Radio and mm-wave integration and packaging is emerging as an enabling technology for commercial and defense applications. In this session, we highlight different transmission-line based components and system including SIW technologies for compact phase shifters, couplers, and integration of active and passive elements. Integrated wideband waveguide crossovers for high power routing is presented. Miniaturized wafer-scale hybrid couplers are implemented in two different technologies.

This session introduces multiple state-of-the-art technologies for packaging and integration up to sub-THz frequency bands.

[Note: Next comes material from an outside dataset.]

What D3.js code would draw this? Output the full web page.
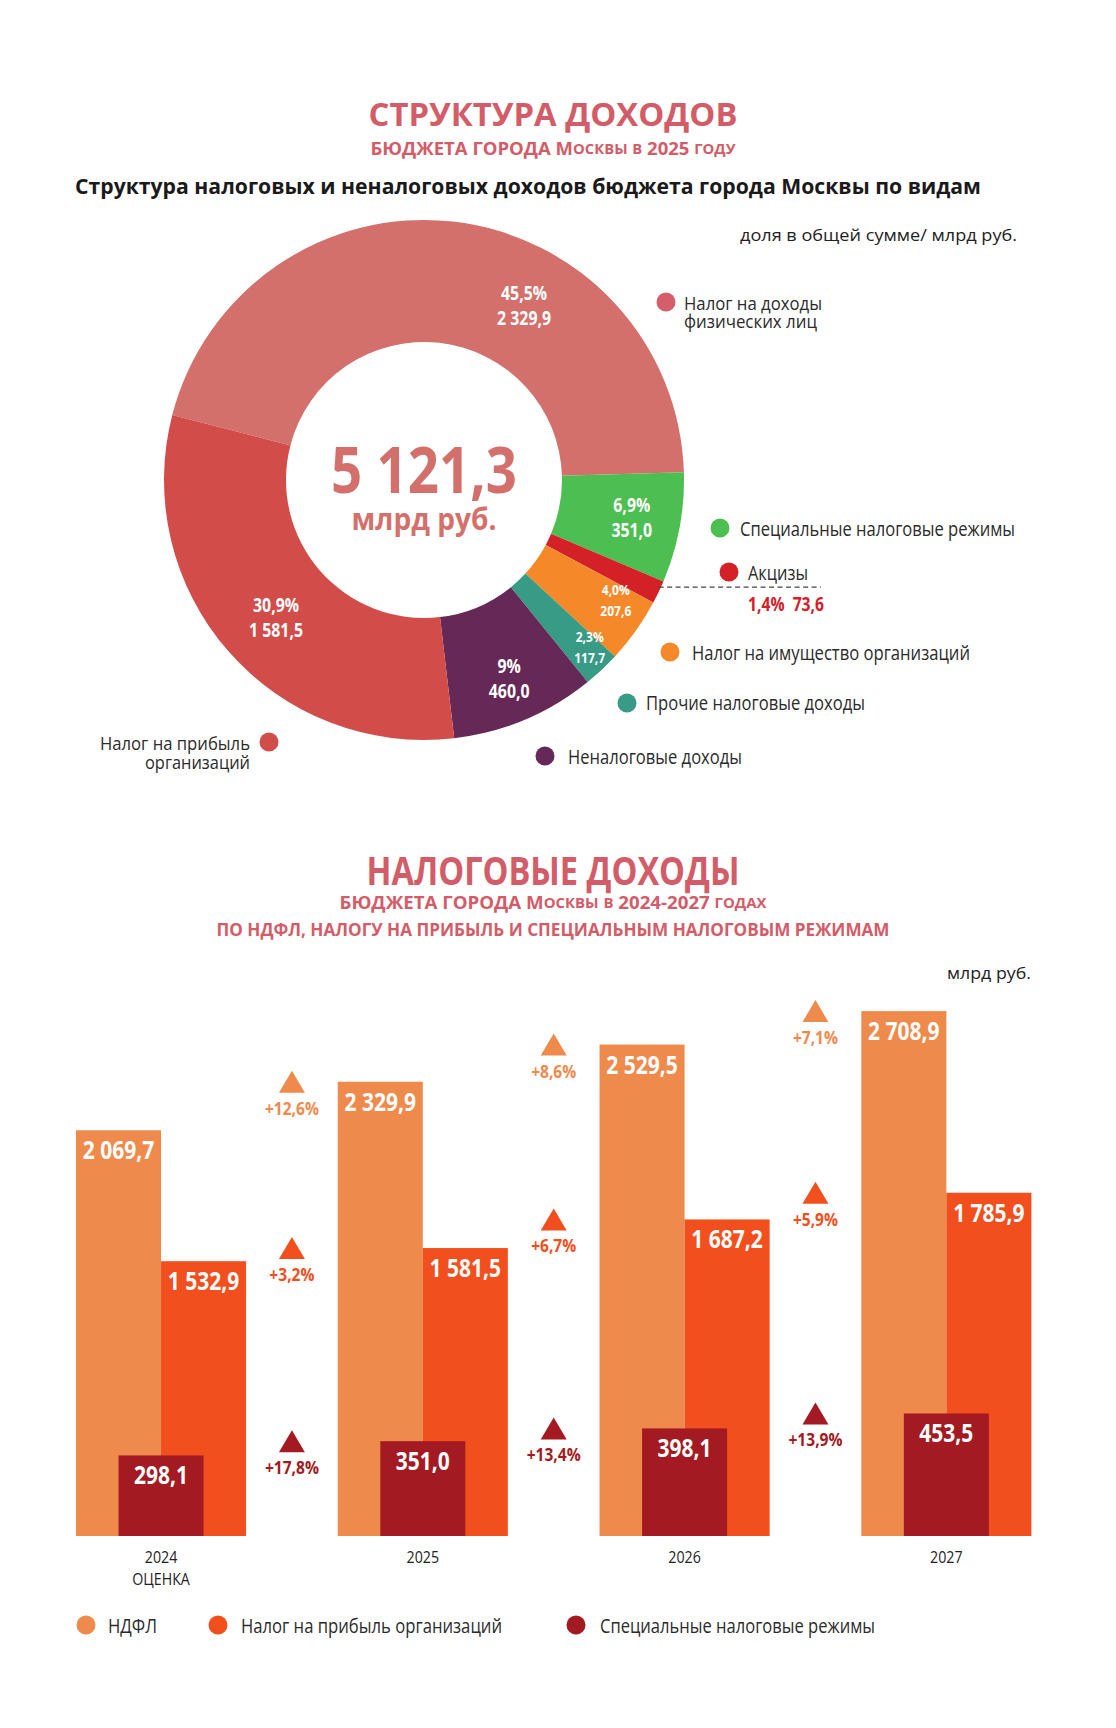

Specifically the papers to be presented will cover novel low-loss shielded interconnects for D-band/sub-THz applications, 3D heterogeneous integrated RF glass-interposer system-in-package architectures, novel waveguide launcher in interposer package technologies for automotive imaging radars, highly scalable RF dielets embedded in glass interposer and thin film transmission lines on low-k polymer films.

This session highlights recent innovations in acoustic wave technologies for next-generation communication systems. It covers the design of low-loss SAW filters with wide bandwidths for Wi-Fi 7, as well as frequency and bandwidth optimization of mm-wave thin-film lithium niobate acoustic filters. Additionally, the session introduces miniature, high-coupling resonators based on lithium niobate thin films operating in the 10–30GHz range. The final presentation focuses on a 36GHz periodically poled FBAR with a trilayer piezoelectric material structure, offering promising applications in high-performance frequency devices. These advances demonstrate significant potential for future wireless technologies.

Different approaches for the design of advanced phase-shifting components with co-designed RF functionalities are presented, including quasi-circulator operation, bandpass filtering, and tunable attenuation. Implementations of these RF components in various technologies, such as planar, CMOS, and substrate integrated waveguide with liquid crystal are shown.

This session reports the latest advances in 3D-printing and additive manufacturing of microwave and mm-wave filters, attenuators, interconnects, and transmitters.

This session presents the latest advances in reconfigurable filtering devices. The reconfigurable devices include a multi-throw filtering switch, tunable filters, and an electrical balance duplexer for simultaneous transmit and receive architectures. The tunable filters include a dual-band coaxial filter and a tunable filter using Yttrium Iron Garnet to achieve 8–32GHz frequency tuning.